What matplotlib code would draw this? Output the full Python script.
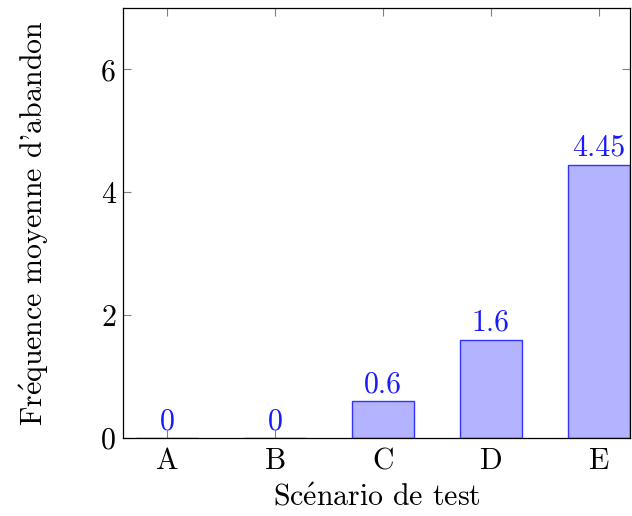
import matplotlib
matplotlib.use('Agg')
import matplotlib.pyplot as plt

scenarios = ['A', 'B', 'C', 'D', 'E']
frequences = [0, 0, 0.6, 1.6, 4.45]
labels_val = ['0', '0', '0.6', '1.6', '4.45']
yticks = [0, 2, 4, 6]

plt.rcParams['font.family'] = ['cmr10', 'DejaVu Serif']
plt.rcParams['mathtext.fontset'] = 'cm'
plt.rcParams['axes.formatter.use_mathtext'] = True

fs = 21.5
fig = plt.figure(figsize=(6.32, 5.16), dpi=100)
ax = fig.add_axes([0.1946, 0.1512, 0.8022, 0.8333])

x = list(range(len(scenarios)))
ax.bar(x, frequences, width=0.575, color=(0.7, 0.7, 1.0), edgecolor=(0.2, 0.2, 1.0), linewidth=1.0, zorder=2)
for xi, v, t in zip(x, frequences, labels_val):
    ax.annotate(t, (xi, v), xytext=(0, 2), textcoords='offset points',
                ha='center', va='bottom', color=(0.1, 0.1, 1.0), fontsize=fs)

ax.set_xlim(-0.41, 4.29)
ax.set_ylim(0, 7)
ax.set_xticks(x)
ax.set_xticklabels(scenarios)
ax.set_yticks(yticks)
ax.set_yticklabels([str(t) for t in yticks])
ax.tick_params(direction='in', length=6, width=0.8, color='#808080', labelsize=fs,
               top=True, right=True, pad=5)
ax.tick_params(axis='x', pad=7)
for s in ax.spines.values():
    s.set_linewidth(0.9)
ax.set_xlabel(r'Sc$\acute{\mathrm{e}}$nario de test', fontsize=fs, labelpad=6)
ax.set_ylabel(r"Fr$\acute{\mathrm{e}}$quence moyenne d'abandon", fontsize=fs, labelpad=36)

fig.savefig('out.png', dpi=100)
____
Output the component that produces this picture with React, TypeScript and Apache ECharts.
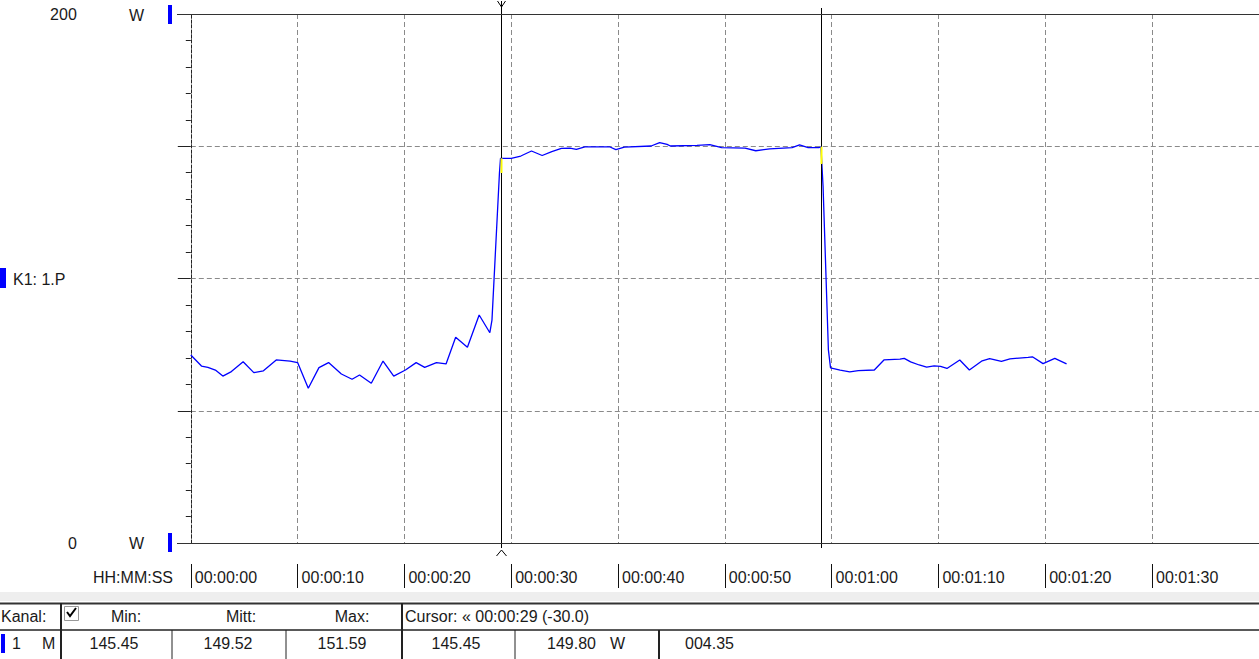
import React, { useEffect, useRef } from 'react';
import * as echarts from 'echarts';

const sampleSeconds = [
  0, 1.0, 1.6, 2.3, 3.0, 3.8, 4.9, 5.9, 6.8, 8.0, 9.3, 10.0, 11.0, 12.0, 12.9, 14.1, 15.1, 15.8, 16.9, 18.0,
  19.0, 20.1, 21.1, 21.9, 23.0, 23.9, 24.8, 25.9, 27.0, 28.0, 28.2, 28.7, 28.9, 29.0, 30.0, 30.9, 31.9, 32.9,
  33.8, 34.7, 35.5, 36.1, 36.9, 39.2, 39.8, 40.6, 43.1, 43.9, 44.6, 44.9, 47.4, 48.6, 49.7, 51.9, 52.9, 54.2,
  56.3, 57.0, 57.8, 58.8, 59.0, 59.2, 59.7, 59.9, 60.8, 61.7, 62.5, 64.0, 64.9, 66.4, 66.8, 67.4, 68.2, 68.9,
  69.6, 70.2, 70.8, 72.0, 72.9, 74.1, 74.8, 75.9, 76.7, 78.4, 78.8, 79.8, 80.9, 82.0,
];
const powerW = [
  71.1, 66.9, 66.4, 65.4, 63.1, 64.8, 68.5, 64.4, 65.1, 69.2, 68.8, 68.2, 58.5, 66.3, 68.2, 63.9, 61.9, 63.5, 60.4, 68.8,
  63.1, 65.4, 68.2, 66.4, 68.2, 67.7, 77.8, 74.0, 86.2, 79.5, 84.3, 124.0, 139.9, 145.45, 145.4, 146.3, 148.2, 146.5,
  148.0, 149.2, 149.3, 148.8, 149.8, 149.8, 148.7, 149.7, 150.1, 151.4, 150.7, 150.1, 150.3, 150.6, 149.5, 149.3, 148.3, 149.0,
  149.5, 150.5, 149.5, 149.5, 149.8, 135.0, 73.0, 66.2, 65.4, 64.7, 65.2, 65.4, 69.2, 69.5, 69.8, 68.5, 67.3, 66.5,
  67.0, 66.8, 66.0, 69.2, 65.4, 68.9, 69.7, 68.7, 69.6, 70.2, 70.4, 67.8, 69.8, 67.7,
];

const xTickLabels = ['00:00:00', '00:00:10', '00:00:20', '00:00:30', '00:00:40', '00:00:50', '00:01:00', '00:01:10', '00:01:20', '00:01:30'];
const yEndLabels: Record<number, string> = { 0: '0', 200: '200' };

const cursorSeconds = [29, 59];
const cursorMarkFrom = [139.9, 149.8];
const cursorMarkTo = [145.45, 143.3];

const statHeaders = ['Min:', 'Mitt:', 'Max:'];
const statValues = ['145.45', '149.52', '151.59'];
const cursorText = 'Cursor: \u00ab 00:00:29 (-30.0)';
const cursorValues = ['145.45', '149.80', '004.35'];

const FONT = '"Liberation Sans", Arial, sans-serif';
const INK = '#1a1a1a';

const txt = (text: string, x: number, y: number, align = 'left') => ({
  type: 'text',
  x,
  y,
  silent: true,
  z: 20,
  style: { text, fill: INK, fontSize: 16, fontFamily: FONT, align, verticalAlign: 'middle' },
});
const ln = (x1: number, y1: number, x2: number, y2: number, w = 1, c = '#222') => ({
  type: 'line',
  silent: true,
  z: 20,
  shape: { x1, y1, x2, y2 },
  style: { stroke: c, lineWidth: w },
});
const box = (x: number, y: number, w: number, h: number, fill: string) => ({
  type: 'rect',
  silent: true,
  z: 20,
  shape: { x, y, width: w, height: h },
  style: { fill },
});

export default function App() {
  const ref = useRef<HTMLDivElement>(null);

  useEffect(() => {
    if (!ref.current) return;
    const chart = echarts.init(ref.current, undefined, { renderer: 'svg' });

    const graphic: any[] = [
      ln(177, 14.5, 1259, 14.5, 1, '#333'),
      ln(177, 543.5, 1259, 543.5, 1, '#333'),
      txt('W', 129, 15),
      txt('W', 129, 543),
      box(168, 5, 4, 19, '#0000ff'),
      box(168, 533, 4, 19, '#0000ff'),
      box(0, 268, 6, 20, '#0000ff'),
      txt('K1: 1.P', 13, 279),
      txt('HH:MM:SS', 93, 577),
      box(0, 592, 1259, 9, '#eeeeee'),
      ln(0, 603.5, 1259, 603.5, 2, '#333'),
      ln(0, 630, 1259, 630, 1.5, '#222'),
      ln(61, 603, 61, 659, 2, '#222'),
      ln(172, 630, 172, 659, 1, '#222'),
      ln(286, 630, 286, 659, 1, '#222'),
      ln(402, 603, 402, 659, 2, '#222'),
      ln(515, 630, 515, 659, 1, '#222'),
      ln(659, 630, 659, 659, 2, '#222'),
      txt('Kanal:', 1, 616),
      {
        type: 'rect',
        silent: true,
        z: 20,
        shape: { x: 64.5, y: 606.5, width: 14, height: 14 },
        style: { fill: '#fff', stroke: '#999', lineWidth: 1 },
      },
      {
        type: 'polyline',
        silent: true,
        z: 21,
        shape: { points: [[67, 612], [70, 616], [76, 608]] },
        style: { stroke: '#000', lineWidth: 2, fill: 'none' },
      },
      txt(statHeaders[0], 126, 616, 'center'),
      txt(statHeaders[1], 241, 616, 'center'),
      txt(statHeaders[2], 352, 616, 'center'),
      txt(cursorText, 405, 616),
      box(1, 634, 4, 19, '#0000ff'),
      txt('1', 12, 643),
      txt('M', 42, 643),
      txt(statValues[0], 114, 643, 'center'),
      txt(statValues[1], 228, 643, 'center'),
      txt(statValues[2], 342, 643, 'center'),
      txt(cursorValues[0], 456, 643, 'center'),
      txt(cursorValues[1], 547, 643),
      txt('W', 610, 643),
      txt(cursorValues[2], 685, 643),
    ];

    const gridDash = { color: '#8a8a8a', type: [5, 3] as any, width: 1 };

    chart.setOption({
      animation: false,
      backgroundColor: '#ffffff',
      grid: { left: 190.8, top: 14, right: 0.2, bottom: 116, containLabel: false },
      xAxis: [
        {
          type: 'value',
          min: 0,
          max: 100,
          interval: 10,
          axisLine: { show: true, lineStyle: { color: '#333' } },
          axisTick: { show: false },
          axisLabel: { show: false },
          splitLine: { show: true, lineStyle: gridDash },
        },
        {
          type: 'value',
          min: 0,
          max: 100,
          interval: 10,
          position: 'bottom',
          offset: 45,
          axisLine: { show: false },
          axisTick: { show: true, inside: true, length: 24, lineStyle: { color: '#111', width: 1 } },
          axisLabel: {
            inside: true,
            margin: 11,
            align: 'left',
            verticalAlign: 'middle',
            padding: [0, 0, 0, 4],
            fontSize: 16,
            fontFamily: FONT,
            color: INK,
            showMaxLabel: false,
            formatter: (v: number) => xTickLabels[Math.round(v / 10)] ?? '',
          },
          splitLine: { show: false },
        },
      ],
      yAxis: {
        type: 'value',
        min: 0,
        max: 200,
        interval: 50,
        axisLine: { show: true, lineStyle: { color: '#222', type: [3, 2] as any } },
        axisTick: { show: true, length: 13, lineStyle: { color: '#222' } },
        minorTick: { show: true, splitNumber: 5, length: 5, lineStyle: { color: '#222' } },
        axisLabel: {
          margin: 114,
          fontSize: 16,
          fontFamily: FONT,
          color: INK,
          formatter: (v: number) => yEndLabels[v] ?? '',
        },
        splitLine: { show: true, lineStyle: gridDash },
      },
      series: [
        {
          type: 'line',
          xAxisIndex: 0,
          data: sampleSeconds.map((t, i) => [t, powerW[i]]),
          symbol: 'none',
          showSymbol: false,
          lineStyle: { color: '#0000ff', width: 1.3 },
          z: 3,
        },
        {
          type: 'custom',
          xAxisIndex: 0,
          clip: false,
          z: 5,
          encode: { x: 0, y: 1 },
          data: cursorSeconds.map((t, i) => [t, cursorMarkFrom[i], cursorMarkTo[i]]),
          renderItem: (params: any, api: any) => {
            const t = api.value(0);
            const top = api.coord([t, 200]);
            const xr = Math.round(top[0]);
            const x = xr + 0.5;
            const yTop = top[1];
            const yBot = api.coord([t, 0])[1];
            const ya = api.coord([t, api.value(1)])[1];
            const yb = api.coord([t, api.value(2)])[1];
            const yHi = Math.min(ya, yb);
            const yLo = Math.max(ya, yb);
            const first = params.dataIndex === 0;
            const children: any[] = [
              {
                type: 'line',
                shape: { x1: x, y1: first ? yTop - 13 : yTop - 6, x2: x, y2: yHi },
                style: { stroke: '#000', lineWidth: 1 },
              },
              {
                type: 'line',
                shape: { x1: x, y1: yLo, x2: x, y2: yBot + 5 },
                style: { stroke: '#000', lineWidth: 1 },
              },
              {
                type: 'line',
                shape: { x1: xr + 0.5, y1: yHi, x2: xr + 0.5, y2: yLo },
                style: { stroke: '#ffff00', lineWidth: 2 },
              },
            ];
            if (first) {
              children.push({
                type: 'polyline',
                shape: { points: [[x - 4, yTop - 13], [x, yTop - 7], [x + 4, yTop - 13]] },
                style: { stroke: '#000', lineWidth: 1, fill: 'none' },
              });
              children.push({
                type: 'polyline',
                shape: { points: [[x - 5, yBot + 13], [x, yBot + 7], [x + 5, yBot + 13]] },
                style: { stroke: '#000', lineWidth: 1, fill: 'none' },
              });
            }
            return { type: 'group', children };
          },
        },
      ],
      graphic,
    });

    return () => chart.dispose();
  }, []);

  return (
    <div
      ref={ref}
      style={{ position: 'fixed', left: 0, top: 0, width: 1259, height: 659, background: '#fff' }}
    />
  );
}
____
Only lines with "matplotlib" are wanted here; list each of them.

THE RESPONSE:
What matplotlib code would draw this? Output the full Python script.
import matplotlib
matplotlib.use('Agg')
import matplotlib.pyplot as plt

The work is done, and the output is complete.